● Aim of the exercise
Everything in the listing except the pictures should be written out exactly.

### Recorded information

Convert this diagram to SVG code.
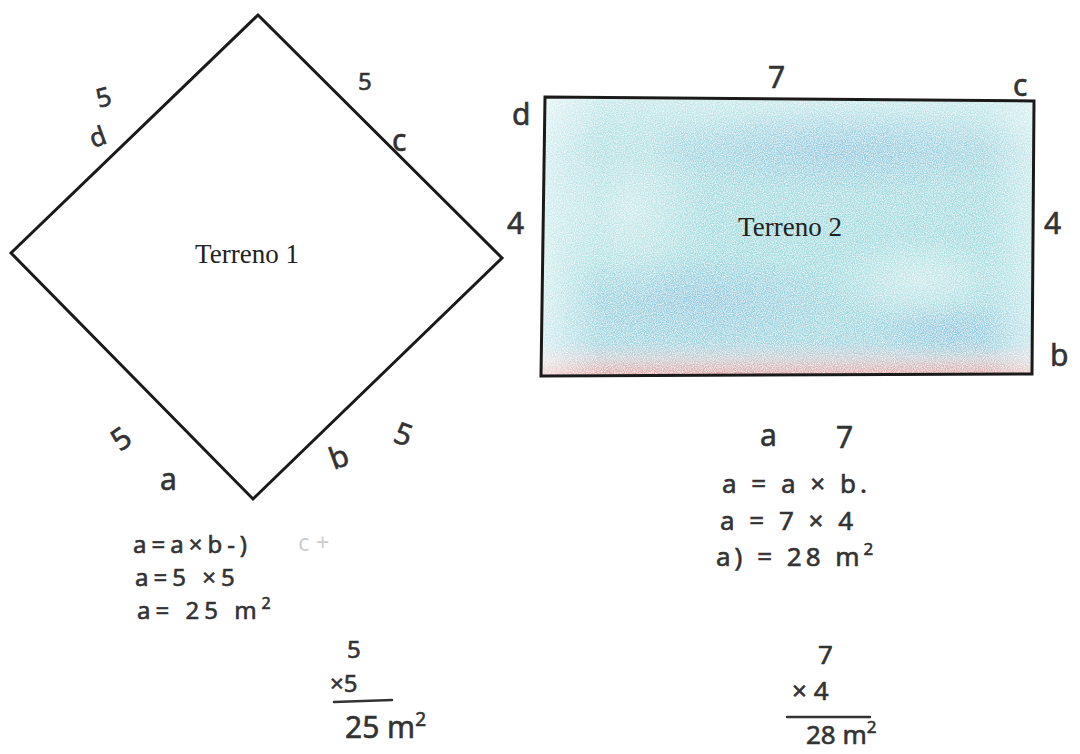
<svg xmlns="http://www.w3.org/2000/svg" width="1080" height="754" viewBox="0 0 1080 754">
  <style>
    .hw { font-family: "Noto Sans", "DejaVu Sans", sans-serif; fill: #333; stroke: #333; stroke-width: 0.6; font-size: 30px; }
    .hs { font-size: 24px; }
    .hm { font-size: 26px; }
    .sp1 { letter-spacing: 5px; }
    .sp2 { letter-spacing: 4px; }
    .faint { fill: #cfcfcf; stroke: none; }
    .lbl { font-family: "Liberation Serif", serif; fill: #222; font-size: 27px; }
    .shape { fill: none; stroke: #1a1a1a; stroke-width: 3; stroke-linejoin: miter; }
    .rule { stroke: #333; stroke-width: 2.5; stroke-linecap: round; }
  </style>
  <defs>
    <linearGradient id="sky" x1="0" y1="0" x2="0" y2="1">
      <stop offset="0" stop-color="#c6e8ea"/>
      <stop offset="0.2" stop-color="#a6dbe0"/>
      <stop offset="0.6" stop-color="#a2dcdf"/>
      <stop offset="0.88" stop-color="#9fd6e0"/>
      <stop offset="0.94" stop-color="#c8cdd4"/>
      <stop offset="1" stop-color="#e3a6a2"/>
    </linearGradient>
    <linearGradient id="side" x1="0" y1="0" x2="1" y2="0">
      <stop offset="0" stop-color="#ffffff" stop-opacity="0.55"/>
      <stop offset="0.12" stop-color="#ffffff" stop-opacity="0"/>
      <stop offset="0.9" stop-color="#ffffff" stop-opacity="0"/>
      <stop offset="1" stop-color="#ffffff" stop-opacity="0.4"/>
    </linearGradient>
    <radialGradient id="blue1" cx="0.5" cy="0.5" r="0.5">
      <stop offset="0" stop-color="#86bfe0" stop-opacity="0.6"/>
      <stop offset="1" stop-color="#86bfe0" stop-opacity="0"/>
    </radialGradient>
    <radialGradient id="light1" cx="0.5" cy="0.5" r="0.5">
      <stop offset="0" stop-color="#e4f3f1" stop-opacity="0.6"/>
      <stop offset="1" stop-color="#e4f3f1" stop-opacity="0"/>
    </radialGradient>
    <filter id="grain" x="0" y="0" width="100%" height="100%">
      <feTurbulence type="fractalNoise" baseFrequency="0.9" numOctaves="2" seed="3" result="n"/>
      <feColorMatrix in="n" type="matrix" values="0 0 0 0 1  0 0 0 0 1  0 0 0 0 1  0 0 0 -1.4 0.95" result="w"/>
      <feComposite in="w" in2="SourceGraphic" operator="in" result="wm"/>
      <feMerge><feMergeNode in="SourceGraphic"/><feMergeNode in="wm"/></feMerge>
    </filter>
  </defs>
  <rect width="1080" height="754" fill="#ffffff"/>

  <!-- Terreno 1 -->
  <g id="terreno1">
    <polygon class="shape" points="258,15 502,258 253,499 11,253"/>
    <text class="lbl" x="247" y="263" text-anchor="middle">Terreno 1</text>
    <text class="hw hm" x="96" y="106" transform="rotate(-15 105 97)">5</text>
    <text class="hw hm" x="88" y="145" transform="rotate(-20 100 132)">d</text>
    <text class="hw hs" x="358" y="90">5</text>
    <text class="hw" x="392" y="151">c</text>
    <text class="hw" x="108" y="446" transform="rotate(-35 124 430)">5</text>
    <text class="hw" x="160" y="490">a</text>
    <text class="hw" x="328" y="466" transform="rotate(-20 342 452)">b</text>
    <text class="hw" x="396" y="447" transform="rotate(20 410 432)">5</text>
  </g>

  <!-- Terreno 2 -->
  <g id="terreno2">
    <g filter="url(#grain)">
      <polygon points="545,99 1033,102 1031,373 542,375" fill="url(#sky)"/>
      <ellipse cx="840" cy="150" rx="200" ry="45" fill="url(#blue1)"/>
      <ellipse cx="700" cy="300" rx="150" ry="50" fill="url(#blue1)"/>
      <ellipse cx="950" cy="330" rx="80" ry="30" fill="url(#blue1)"/>
      <ellipse cx="630" cy="210" rx="80" ry="90" fill="url(#light1)"/>
      <ellipse cx="920" cy="280" rx="90" ry="45" fill="url(#light1)"/>
      <polygon points="545,99 1033,102 1031,373 542,375" fill="url(#side)"/>
    </g>
    <polygon class="shape" points="545,97 1034,101 1032,374 541,376"/>
    <text class="lbl" x="790" y="236" text-anchor="middle">Terreno 2</text>
    <text class="hw" x="768" y="88">7</text>
    <text class="hw" x="1013" y="96">c</text>
    <text class="hw" x="512" y="125">d</text>
    <text class="hw" x="507" y="234">4</text>
    <text class="hw" x="1044" y="234">4</text>
    <text class="hw" x="1050" y="366">b</text>
    <text class="hw" x="760" y="446">a</text>
    <text class="hw" x="836" y="448">7</text>
  </g>

  <!-- Work for Terreno 1 -->
  <g id="calc1">
    <text class="hw hs sp1" x="133" y="553">a=a×b-)</text>
    <text class="hw hs faint" x="298" y="551">c +</text>
    <text class="hw hs sp1" x="135" y="586">a=5 ×5</text>
    <text class="hw hs sp1" x="137" y="619">a= 25 m<tspan font-size="16" dy="-10">2</tspan></text>
    <text class="hw hs" x="347" y="658">5</text>
    <text class="hw hs" x="330" y="692">×5</text>
    <line class="rule" x1="334" y1="702" x2="392" y2="700"/>
    <text class="hw" x="345" y="738">25 m<tspan font-size="19" dy="-12">2</tspan></text>
  </g>

  <!-- Work for Terreno 2 -->
  <g id="calc2">
    <text class="hw hm sp2" x="722" y="493">a = a × b.</text>
    <text class="hw hm sp2" x="720" y="530">a = 7 × 4</text>
    <text class="hw hm sp2" x="716" y="566">a) = 28 m<tspan font-size="17" dy="-11">2</tspan></text>
    <text class="hw hm" x="818" y="664">7</text>
    <text class="hw hm" x="792" y="700">× 4</text>
    <line class="rule" x1="787" y1="717" x2="870" y2="717"/>
    <text class="hw hm" x="806" y="744">28 m<tspan font-size="17" dy="-11">2</tspan></text>
  </g>
</svg>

######

● Reply
Convert this diagram to SVG code.
<svg xmlns="http://www.w3.org/2000/svg" width="1080" height="754" viewBox="0 0 1080 754">
  <style>
    .hw { font-family: "Noto Sans", "DejaVu Sans", sans-serif; fill: #333; stroke: #333; stroke-width: 0.6; font-size: 30px; }
    .hs { font-size: 24px; }
    .hm { font-size: 26px; }
    .sp1 { letter-spacing: 5px; }
    .sp2 { letter-spacing: 4px; }
    .faint { fill: #cfcfcf; stroke: none; }
    .lbl { font-family: "Liberation Serif", serif; fill: #222; font-size: 27px; }
    .shape { fill: none; stroke: #1a1a1a; stroke-width: 3; stroke-linejoin: miter; }
    .rule { stroke: #333; stroke-width: 2.5; stroke-linecap: round; }
  </style>
  <defs>
    <linearGradient id="sky" x1="0" y1="0" x2="0" y2="1">
      <stop offset="0" stop-color="#c6e8ea"/>
      <stop offset="0.2" stop-color="#a6dbe0"/>
      <stop offset="0.6" stop-color="#a2dcdf"/>
      <stop offset="0.88" stop-color="#9fd6e0"/>
      <stop offset="0.94" stop-color="#c8cdd4"/>
      <stop offset="1" stop-color="#e3a6a2"/>
    </linearGradient>
    <linearGradient id="side" x1="0" y1="0" x2="1" y2="0">
      <stop offset="0" stop-color="#ffffff" stop-opacity="0.55"/>
      <stop offset="0.12" stop-color="#ffffff" stop-opacity="0"/>
      <stop offset="0.9" stop-color="#ffffff" stop-opacity="0"/>
      <stop offset="1" stop-color="#ffffff" stop-opacity="0.4"/>
    </linearGradient>
    <radialGradient id="blue1" cx="0.5" cy="0.5" r="0.5">
      <stop offset="0" stop-color="#86bfe0" stop-opacity="0.6"/>
      <stop offset="1" stop-color="#86bfe0" stop-opacity="0"/>
    </radialGradient>
    <radialGradient id="light1" cx="0.5" cy="0.5" r="0.5">
      <stop offset="0" stop-color="#e4f3f1" stop-opacity="0.6"/>
      <stop offset="1" stop-color="#e4f3f1" stop-opacity="0"/>
    </radialGradient>
    <filter id="grain" x="0" y="0" width="100%" height="100%">
      <feTurbulence type="fractalNoise" baseFrequency="0.9" numOctaves="2" seed="3" result="n"/>
      <feColorMatrix in="n" type="matrix" values="0 0 0 0 1  0 0 0 0 1  0 0 0 0 1  0 0 0 -1.4 0.95" result="w"/>
      <feComposite in="w" in2="SourceGraphic" operator="in" result="wm"/>
      <feMerge><feMergeNode in="SourceGraphic"/><feMergeNode in="wm"/></feMerge>
    </filter>
  </defs>
  <rect width="1080" height="754" fill="#ffffff"/>

  <!-- Terreno 1 -->
  <g id="terreno1">
    <polygon class="shape" points="258,15 502,258 253,499 11,253"/>
    <text class="lbl" x="247" y="263" text-anchor="middle">Terreno 1</text>
    <text class="hw hm" x="96" y="106" transform="rotate(-15 105 97)">5</text>
    <text class="hw hm" x="88" y="145" transform="rotate(-20 100 132)">d</text>
    <text class="hw hs" x="358" y="90">5</text>
    <text class="hw" x="392" y="151">c</text>
    <text class="hw" x="108" y="446" transform="rotate(-35 124 430)">5</text>
    <text class="hw" x="160" y="490">a</text>
    <text class="hw" x="328" y="466" transform="rotate(-20 342 452)">b</text>
    <text class="hw" x="396" y="447" transform="rotate(20 410 432)">5</text>
  </g>

  <!-- Terreno 2 -->
  <g id="terreno2">
    <g filter="url(#grain)">
      <polygon points="545,99 1033,102 1031,373 542,375" fill="url(#sky)"/>
      <ellipse cx="840" cy="150" rx="200" ry="45" fill="url(#blue1)"/>
      <ellipse cx="700" cy="300" rx="150" ry="50" fill="url(#blue1)"/>
      <ellipse cx="950" cy="330" rx="80" ry="30" fill="url(#blue1)"/>
      <ellipse cx="630" cy="210" rx="80" ry="90" fill="url(#light1)"/>
      <ellipse cx="920" cy="280" rx="90" ry="45" fill="url(#light1)"/>
      <polygon points="545,99 1033,102 1031,373 542,375" fill="url(#side)"/>
    </g>
    <polygon class="shape" points="545,97 1034,101 1032,374 541,376"/>
    <text class="lbl" x="790" y="236" text-anchor="middle">Terreno 2</text>
    <text class="hw" x="768" y="88">7</text>
    <text class="hw" x="1013" y="96">c</text>
    <text class="hw" x="512" y="125">d</text>
    <text class="hw" x="507" y="234">4</text>
    <text class="hw" x="1044" y="234">4</text>
    <text class="hw" x="1050" y="366">b</text>
    <text class="hw" x="760" y="446">a</text>
    <text class="hw" x="836" y="448">7</text>
  </g>

  <!-- Work for Terreno 1 -->
  <g id="calc1">
    <text class="hw hs sp1" x="133" y="553">a=a×b-)</text>
    <text class="hw hs faint" x="298" y="551">c +</text>
    <text class="hw hs sp1" x="135" y="586">a=5 ×5</text>
    <text class="hw hs sp1" x="137" y="619">a= 25 m<tspan font-size="16" dy="-10">2</tspan></text>
    <text class="hw hs" x="347" y="658">5</text>
    <text class="hw hs" x="330" y="692">×5</text>
    <line class="rule" x1="334" y1="702" x2="392" y2="700"/>
    <text class="hw" x="345" y="738">25 m<tspan font-size="19" dy="-12">2</tspan></text>
  </g>

  <!-- Work for Terreno 2 -->
  <g id="calc2">
    <text class="hw hm sp2" x="722" y="493">a = a × b.</text>
    <text class="hw hm sp2" x="720" y="530">a = 7 × 4</text>
    <text class="hw hm sp2" x="716" y="566">a) = 28 m<tspan font-size="17" dy="-11">2</tspan></text>
    <text class="hw hm" x="818" y="664">7</text>
    <text class="hw hm" x="792" y="700">× 4</text>
    <line class="rule" x1="787" y1="717" x2="870" y2="717"/>
    <text class="hw hm" x="806" y="744">28 m<tspan font-size="17" dy="-11">2</tspan></text>
  </g>
</svg>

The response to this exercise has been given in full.